(Figure scripts)
## BEGIN
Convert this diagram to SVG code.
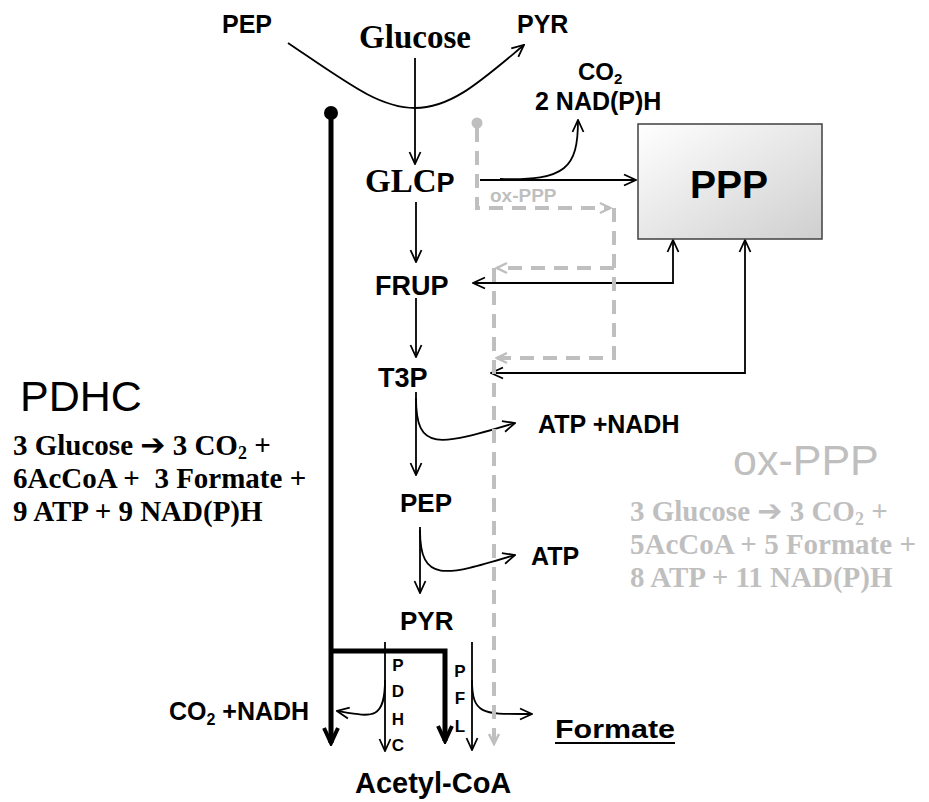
<svg xmlns="http://www.w3.org/2000/svg" width="929" height="802" viewBox="0 0 929 802">
<style>
.lbl{font-family:"Liberation Sans",Arial,sans-serif;font-weight:bold;fill:#000}
.ser{font-family:"Liberation Serif","Times New Roman",serif;font-weight:bold}
.arw{font-family:"DejaVu Sans",sans-serif;font-weight:bold}
.thin{fill:none;stroke:#000;stroke-width:1.8}
.thick{fill:none;stroke:#000;stroke-width:5}
.gdash{fill:none;stroke:#bfbfbf;stroke-width:4;stroke-dasharray:14 9}
</style>
<defs>
<marker id="ah" viewBox="0 0 14 14" refX="13" refY="7" markerWidth="14" markerHeight="14" markerUnits="userSpaceOnUse" orient="auto-start-reverse">
<path d="M1,1.5 L13,7 L1,12.5" fill="none" stroke="#000" stroke-width="1.8"/>
</marker>
<marker id="ahk" viewBox="0 0 20 20" refX="17" refY="10" markerWidth="20" markerHeight="20" markerUnits="userSpaceOnUse" orient="auto">
<path d="M2,3 L17,10 L2,17" fill="none" stroke="#000" stroke-width="4"/>
</marker>
<marker id="ahg" viewBox="0 0 14 14" refX="12" refY="7" markerWidth="14" markerHeight="14" markerUnits="userSpaceOnUse" orient="auto">
<path d="M2,2 L12,7 L2,12" fill="none" stroke="#bfbfbf" stroke-width="2.5"/>
</marker>
<linearGradient id="pppg" x1="0" y1="0" x2="1" y2="1">
<stop offset="0" stop-color="#ffffff"/>
<stop offset="1" stop-color="#cfcfcf"/>
</linearGradient>
</defs>

<g id="connectors">
<path class="thin" d="M288,43 C350,85 380,108 415,108 C452,108 482,80 524,45" marker-end="url(#ah)"/>
<path class="thin" d="M415,58 V164" marker-end="url(#ah)"/>
<path class="thin" d="M480,180 H636" marker-end="url(#ah)"/>
<path class="thin" d="M500,179 C566,181 578,168 578,120" marker-end="url(#ah)"/>
<path class="thin" d="M416,202 V262" marker-end="url(#ah)"/>
<path class="thin" d="M416,298 V357" marker-end="url(#ah)"/>
<path class="thin" d="M673,240 V283 H473" marker-start="url(#ah)" marker-end="url(#ah)"/>
<path class="thin" d="M745,240 V373 H491" marker-start="url(#ah)" marker-end="url(#ah)"/>
<path class="thin" d="M416,392 V475" marker-end="url(#ah)"/>
<path class="thin" d="M416,398 C416,452 438,446 515,423" marker-end="url(#ah)"/>
<path class="thin" d="M420,527 V593" marker-end="url(#ah)"/>
<path class="thin" d="M420,530 C420,584 445,576 515,555" marker-end="url(#ah)"/>
<path class="thin" d="M385,642 V751" marker-end="url(#ah)"/>
<path class="thin" d="M385,680 C385,721 372,717 337,711" marker-end="url(#ah)"/>
<path class="thin" d="M472,642 V750" marker-end="url(#ah)"/>
<path class="thin" d="M472,680 C472,716 484,714 532,714" marker-end="url(#ah)"/>
<circle cx="331" cy="113" r="7" fill="#000"/>
<path class="thick" d="M331,113 V743" marker-end="url(#ahk)"/>
<path class="thick" d="M331,651 H445 V741" marker-end="url(#ahk)"/>
<circle cx="477" cy="123" r="5.5" fill="#bfbfbf"/>
<path class="gdash" d="M477,128 V208 H610" marker-end="url(#ahg)"/>
<path class="gdash" d="M614,208 V358 H497" marker-end="url(#ahg)"/>
<path class="gdash" d="M614,268 H497" marker-end="url(#ahg)"/>
<path class="gdash" d="M494,268 V744" marker-end="url(#ahg)"/>
</g>

<g id="node-pep-top"><text class="lbl" x="222" y="33" font-size="25">PEP</text></g>
<g id="node-glucose"><text class="ser" x="415" y="48" font-size="33" text-anchor="middle">Glucose</text></g>
<g id="node-pyr-top"><text class="lbl" x="517" y="33" font-size="25">PYR</text></g>
<g id="node-co2-nadph">
<text class="lbl" x="578" y="80" font-size="24">CO<tspan font-size="15" dy="4">2</tspan></text>
<text class="lbl" x="535" y="110" font-size="25">2 NAD(P)H</text>
</g>
<g id="node-ppp">
<rect x="638" y="124" width="184" height="115" fill="url(#pppg)" stroke="#404040" stroke-width="1.5"/>
<text class="lbl" x="729" y="198" font-size="39" text-anchor="middle">PPP</text>
</g>
<g id="node-glcp"><text class="ser" x="365" y="192" font-size="33">GLC<tspan class="lbl" font-size="27">P</tspan></text></g>
<g id="node-oxppp-label"><text class="lbl" x="490" y="202" font-size="19" style="fill:#bfbfbf">ox-PPP</text></g>
<g id="node-frup"><text class="lbl" x="375" y="295" font-size="27">FRUP</text></g>
<g id="node-t3p"><text class="lbl" x="378" y="387" font-size="27">T3P</text></g>
<g id="node-atp-nadh"><text class="lbl" x="538" y="433" font-size="25">ATP +NADH</text></g>
<g id="node-pep"><text class="lbl" x="400" y="512" font-size="26">PEP</text></g>
<g id="node-atp"><text class="lbl" x="531" y="565" font-size="25">ATP</text></g>
<g id="node-pyr"><text class="lbl" x="400" y="630" font-size="26">PYR</text></g>
<g id="node-pdhc-letters" font-size="17" text-anchor="middle">
<text class="lbl" x="398" y="671">P</text>
<text class="lbl" x="398" y="697">D</text>
<text class="lbl" x="398" y="725">H</text>
<text class="lbl" x="398" y="751">C</text>
</g>
<g id="node-pfl-letters" font-size="17" text-anchor="middle">
<text class="lbl" x="460" y="677">P</text>
<text class="lbl" x="460" y="704">F</text>
<text class="lbl" x="460" y="732">L</text>
</g>
<g id="node-co2-nadh"><text class="lbl" x="169" y="720" font-size="25">CO<tspan font-size="16" dy="5">2</tspan><tspan dy="-5"> +NADH</tspan></text></g>
<g id="node-formate">
<text class="lbl" x="555" y="738" font-size="26" textLength="120" lengthAdjust="spacingAndGlyphs">Formate</text>
<line x1="555" y1="743" x2="675" y2="743" stroke="#000" stroke-width="2"/>
</g>
<g id="node-acetylcoa"><text class="lbl" x="355" y="793" font-size="29">Acetyl-CoA</text></g>

<g id="node-pdhc-summary">
<text x="20" y="411" font-family="Liberation Sans, Arial, sans-serif" font-size="43" fill="#000">PDHC</text>
<text class="ser" x="13" y="455" font-size="29" fill="#000">3 Glucose <tspan class="arw" font-size="30">➔</tspan> 3 CO<tspan font-size="18" dy="4">2</tspan><tspan dy="-4"> +</tspan></text>
<text class="ser" x="13" y="488" font-size="29" fill="#000" xml:space="preserve">6AcCoA +  3 Formate +</text>
<text class="ser" x="13" y="521" font-size="29" fill="#000">9 ATP + 9 NAD(P)H</text>
</g>
<g id="node-oxppp-summary">
<text x="733" y="475" font-family="Liberation Sans, Arial, sans-serif" font-size="43" fill="#bfbfbf">ox-PPP</text>
<text class="ser" x="630" y="521" font-size="29" fill="#bfbfbf">3 Glucose <tspan class="arw" font-size="30">➔</tspan> 3 CO<tspan font-size="18" dy="4">2</tspan><tspan dy="-4"> +</tspan></text>
<text class="ser" x="630" y="554" font-size="29" fill="#bfbfbf">5AcCoA + 5 Formate +</text>
<text class="ser" x="630" y="587" font-size="29" fill="#bfbfbf">8 ATP + 11 NAD(P)H</text>
</g>
</svg>
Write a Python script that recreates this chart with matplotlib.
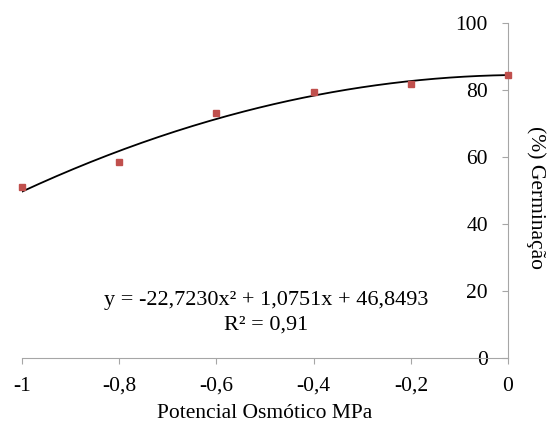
import matplotlib
matplotlib.use('Agg')
from matplotlib import pyplot as plt
from matplotlib.ticker import FuncFormatter
import numpy as np

plt.rcParams['font.family'] = ['Liberation Serif', 'DejaVu Serif']
plt.rcParams['axes.unicode_minus'] = False

# data
potencial = [-1.0, -0.8, -0.6, -0.4, -0.2, 0.0]
germinacao = [51.0, 58.6, 73.0, 79.4, 81.8, 84.5]
x_ticks = [-1.0, -0.8, -0.6, -0.4, -0.2, 0.0]
y_ticks = [0, 20, 40, 60, 80, 100]
equacao = "y = -22,7230x² + 1,0751x + 46,8493"
r2_text = "R² = 0,91"

# quadratic trendline from the points
coef = np.polyfit(potencial, germinacao, 2)
xx = np.linspace(-1, 0, 200)
yy = np.polyval(coef, xx)

fig = plt.figure(figsize=(5.51, 4.26), dpi=100)
ax = fig.add_axes([0.040, 0.1596, 0.882, 0.7864])

ax.plot(xx, yy, color='black', lw=1.3, zorder=2)
ax.plot(potencial, germinacao, 's', color='#C0504D', markersize=5, zorder=3, clip_on=False)

ax.set_xlim(-1, 0)
ax.set_ylim(0, 100)
ax.set_xticks(x_ticks)
ax.set_yticks(y_ticks)

def fmt(v, pos):
    s = ('%g' % round(v, 1)).replace('.', ',')
    return '0' if s in ('-0', '0') else s

ax.xaxis.set_major_formatter(FuncFormatter(fmt))
ax.yaxis.set_major_formatter(FuncFormatter(fmt))

# y axis crosses at x = 0 (right edge), labels on its left
ax.spines['top'].set_visible(False)
ax.spines['right'].set_visible(False)
ax.spines['left'].set_position(('data', 0))
ax.spines['left'].set_color('#A6A6A6')
ax.spines['bottom'].set_color('#A6A6A6')
ax.tick_params(axis='y', direction='out', length=4.5, color='#A6A6A6', labelsize=15.5, pad=10)
ax.tick_params(axis='x', direction='out', length=4.5, color='#A6A6A6', labelsize=15.5, pad=9)

ax.set_xlabel("Potencial Osmótico MPa", fontsize=15.5, labelpad=6)
ax.set_ylabel("(%) Germinação", fontsize=15.5, rotation=270, va='center')
ax.yaxis.set_label_coords(1.058, 0.478)

ax.text(-0.498, 17.3, equacao, fontsize=16, ha='center', va='center')
ax.text(-0.498, 9.9, r2_text, fontsize=16, ha='center', va='center')

plt.savefig('out.png', dpi=100)
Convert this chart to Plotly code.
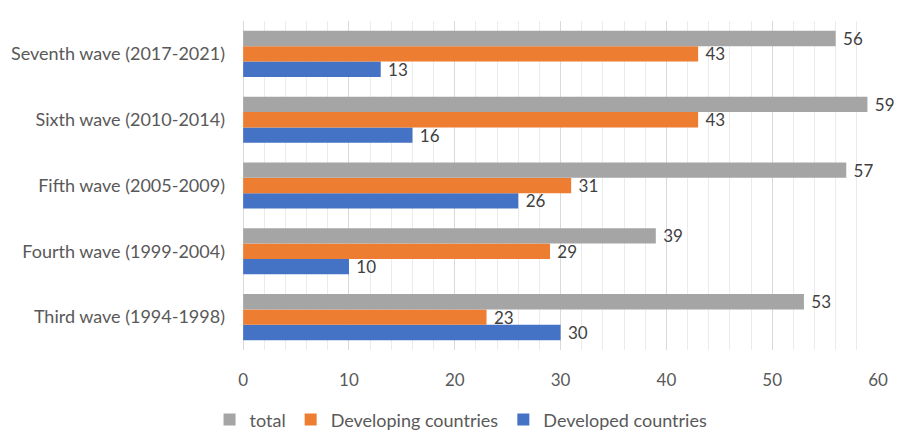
import plotly.graph_objects as go

categories = ["Third wave (1994-1998)", "Fourth wave (1999-2004)", "Fifth wave (2005-2009)",
              "Sixth wave (2010-2014)", "Seventh wave (2017-2021)"]
total = [53, 39, 57, 59, 56]
developing = [23, 29, 31, 43, 43]
developed = [30, 10, 26, 16, 13]

FONT = "Lato"
series = [
    ("Developed countries", developed, "#4472C4"),
    ("Developing countries", developing, "#ED7D31"),
    ("total", total, "#A5A5A5"),
]

fig = go.Figure()
for name, vals, color in series:
    fig.add_trace(go.Bar(
        y=categories, x=vals, name=name, orientation="h",
        marker=dict(color=color, line=dict(width=0)),
        text=[" " + str(v) for v in vals], textposition="outside",
        constraintext="none",
        textfont=dict(family=FONT, size=17, color="#404040"),
        cliponaxis=False,
    ))

fig.update_layout(
    width=904, height=435,
    margin=dict(l=240, r=26, t=21, b=85, autoexpand=False),
    paper_bgcolor="white", plot_bgcolor="white",
    barmode="group", bargap=0.3, bargroupgap=0,
    font=dict(family=FONT, size=17, color="#595959"),
    xaxis=dict(range=[-0.3, 60], dtick=10, tick0=0, showgrid=True, gridcolor="#D9D9D9",
               gridwidth=1, zeroline=False, showline=False, ticks="",
               ticklabelstandoff=18,
               minor=dict(dtick=2, showgrid=True, gridcolor="#EBEBEB", gridwidth=1),
               tickfont=dict(family=FONT, size=17, color="#595959")),
    yaxis=dict(showgrid=False, zeroline=False, showline=False, ticks="",
               ticklabelstandoff=14,
               tickfont=dict(family=FONT, size=18, color="#595959")),
    legend=dict(orientation="h", xref="container", yref="container",
                x=0.51, xanchor="center", y=0.035, yanchor="middle",
                traceorder="reversed", font=dict(family=FONT, size=18, color="#595959")),
)

fig.write_html("out.html")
## END
### [Task brief]
Where a line of the material above holds the string "Convert", copy that line.

### [Worked answer]
Convert this diagram to SVG code.
Convert this chart to Plotly code.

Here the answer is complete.